In questo solco si collocano anche altri folli esiti di chi abbraccia volentieri gli assunti della liquidità di genere (seppure in una fascia di età diversa, ma con conseguenze ugualmente gravi) come ad esempio gli age gender, coloro che non si identificano con la loro età anagrafica, come il papà di ben 6 figli che a Toronto ha trovato una famiglia disposta ad adottarlo e a lasciarlo vivere come se fosse una bambina di 7 anni. Ma si annoverano anche gli uomini-cane, che si comportano come cuccioli a tutti gli effetti, chiedendo coccole ai loro padroni, mangiando in una scodella, arrivando persino a passeggiare a quattro zampe per le vie della città, ovviamente al guinzaglio.

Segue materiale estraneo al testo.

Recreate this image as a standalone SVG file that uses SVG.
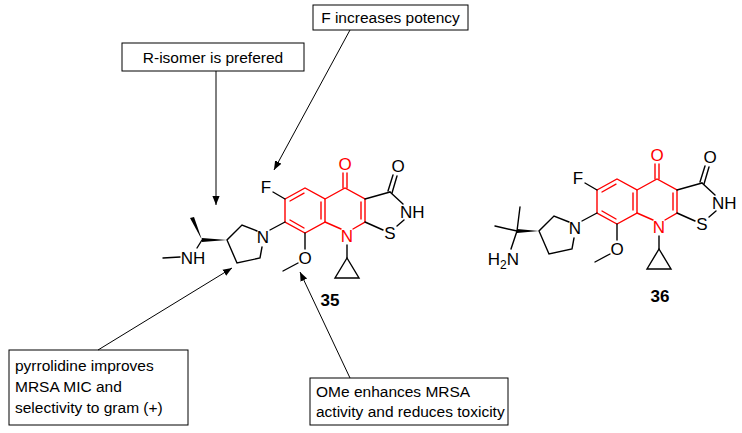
<svg xmlns="http://www.w3.org/2000/svg" width="742" height="433" viewBox="0 0 742 433">
<style>
.b{stroke:#000;stroke-width:1.4;fill:none;stroke-linecap:round}
.r{stroke:#ff0000;stroke-width:1.4;fill:none;stroke-linecap:round}
.t{font-family:"Liberation Sans",Arial,sans-serif;font-size:17px;fill:#000}
.tr{font-family:"Liberation Sans",Arial,sans-serif;font-size:17px;fill:#ff0000}
.lb{font-family:"Liberation Sans",Arial,sans-serif;font-size:17px;font-weight:bold;fill:#000}
.bx{fill:#fff;stroke:#000;stroke-width:1}
.bt{font-family:"Liberation Sans",Arial,sans-serif;font-size:15.5px;fill:#000}
.c{stroke:#000;stroke-width:1;fill:none;marker-end:url(#ah)}
</style>
<defs>
<marker id="ah" viewBox="0 0 10 10" refX="10" refY="5" markerWidth="9" markerHeight="9" orient="auto" markerUnits="userSpaceOnUse">
<path d="M0,1 L10,5 L0,9 z" fill="#000"/>
</marker>
<g id="core">
<polyline class="r" points="285,199 305,188 325,199 325,222 305,233 285,222 285,199"/>
<line class="r" x1="290" y1="201" x2="304" y2="193.2"/>
<line class="r" x1="321" y1="202" x2="321" y2="219"/>
<line class="r" x1="290" y1="220" x2="304" y2="228"/>
<polyline class="r" points="325,199 345,188 365,199 365,222 353,229"/>
<line class="r" x1="341" y1="229" x2="325" y2="222"/>
<line class="r" x1="361" y1="202" x2="361" y2="219"/>
<line class="r" x1="343" y1="188" x2="343" y2="173"/>
<line class="r" x1="347" y1="188" x2="347" y2="173"/>
<text class="tr" x="345" y="170" text-anchor="middle">O</text>
<text class="tr" x="347" y="242" text-anchor="middle">N</text>
<line class="b" x1="365" y1="199" x2="390" y2="192"/>
<line class="b" x1="388" y1="191" x2="393" y2="175"/>
<line class="b" x1="392" y1="193" x2="397" y2="176"/>
<text class="t" x="398" y="172" text-anchor="middle">O</text>
<line class="b" x1="390" y1="192" x2="403" y2="204"/>
<text class="t" x="400" y="218">NH</text>
<line class="b" x1="404" y1="220" x2="397" y2="226"/>
<text class="t" x="390" y="239" text-anchor="middle">S</text>
<line class="b" x1="383" y1="230" x2="365" y2="222"/>
<line class="b" x1="347" y1="245" x2="347" y2="258"/>
<polygon class="b" points="347,258 335,278 359,278"/>
<line class="b" x1="305" y1="233" x2="305" y2="249"/>
<text class="t" x="305" y="264" text-anchor="middle">O</text>
<line class="b" x1="298" y1="263" x2="283" y2="271"/>
<line class="b" x1="285" y1="199" x2="273" y2="192"/>
<text class="t" x="266" y="193" text-anchor="middle">F</text>
<line class="b" x1="285" y1="222" x2="270" y2="230"/>
<text class="t" x="263" y="243" text-anchor="middle">N</text>
<polyline class="b" points="257,231 242,225 227,240 237,263 260,258 262,247"/>
</g>
</defs>
<g id="mol35">
<use href="#core"/>
<polygon points="227,240 202,238 202,242" fill="#000"/>
<polygon points="202,240 190,218 194,217" fill="#000"/>
<line class="b" x1="202" y1="240" x2="197" y2="248"/>
<text class="t" x="193" y="264" text-anchor="middle">NH</text>
<line class="b" x1="180" y1="257" x2="163" y2="258"/>
<text class="lb" x="330" y="306" text-anchor="middle">35</text>
</g>
<g id="mol36">
<use href="#core" transform="translate(312,-9)"/>
<polygon points="539,231 517,229 517,233" fill="#000"/>
<line class="b" x1="517" y1="231" x2="520" y2="207"/>
<line class="b" x1="517" y1="231" x2="495" y2="226"/>
<line class="b" x1="517" y1="231" x2="511" y2="249"/>
<text class="t" x="519" y="265" text-anchor="end">H<tspan font-size="12" dy="4">2</tspan><tspan dy="-4">N</tspan></text>
<text class="lb" x="660" y="302" text-anchor="middle">36</text>
</g>
<g id="box-f">
<rect class="bx" x="313" y="5" width="155" height="25"/>
<text class="bt" x="390.5" y="23" text-anchor="middle">F increases potency</text>
</g>
<g id="box-r">
<rect class="bx" x="122" y="43" width="182" height="28"/>
<text class="bt" x="213" y="63" text-anchor="middle">R-isomer is prefered</text>
</g>
<g id="box-pyr">
<rect class="bx" x="9" y="350" width="179" height="75"/>
<text class="bt" x="15" y="371">pyrrolidine improves</text>
<text class="bt" x="15" y="392">MRSA MIC and</text>
<text class="bt" x="15" y="413">selectivity to gram (+)</text>
</g>
<g id="box-ome">
<rect class="bx" x="310" y="378" width="198" height="47"/>
<text class="bt" x="316" y="397">OMe enhances MRSA</text>
<text class="bt" x="316" y="417">activity and reduces toxicity</text>
</g>
<g id="connectors">
<line class="c" x1="216" y1="71" x2="216" y2="205"/>
<line class="c" x1="350" y1="30" x2="274" y2="170"/>
<line class="c" x1="98" y1="350" x2="232" y2="268"/>
<line class="c" x1="350" y1="378" x2="300" y2="272"/>
</g>
</svg>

E per non farci mancare niente c’è anche chi si percepisce addirittura disabile e no, non percepire la pensione di invalidità “a tradimento”, ma perché lo specchio della sua follia gli restituisce questa immagine di sé che tutti devono assecondare. È il caso, ad esempio, del norvegese Jorund Viktoria, un maschio normodotato che si identifica addirittura come donna disabile. Chissà come l’avranno presa bene le donne norvegesi disabili che stanno, loro sì, affrontando veramente un dramma! Solo che nel nostro caso l’aggravante è la tenera età del soggetto, ma apprendiamo, senza neanche troppa meraviglia, che il piccolo lupo non è l’unico bambino, nelle scuole inglesi ad indentificarsi in un animale, la tendenza è talmente diffusa che è stato necessario coniare un neologismo “bambini furry” dove “furry” sta per “creature dotate di pelo”. E tra le scelte più quotate ci sono il gatto e il dinosauro.
Ma a tutto questo delirio c’è un limite? Non si sa, ma c’è ancora qualcuno che resiste, come il dottore citato nel video virale di Tik Tok diffuso da una mamma statunitense, Kass Theaz, che si è vista respingere il figlio che si identificava come gatto, come paziente, da un veterinario che le ha risposto sull’ evidenza scientifica dell’ anatomia umana non paragonabile a quella di nessun animale. Allora forse un po’ di speranza c’è, se esiste ancora qualcuno capace di gridare: «Il re è nudo!» (Foto: Pexels.com/Pexels.com).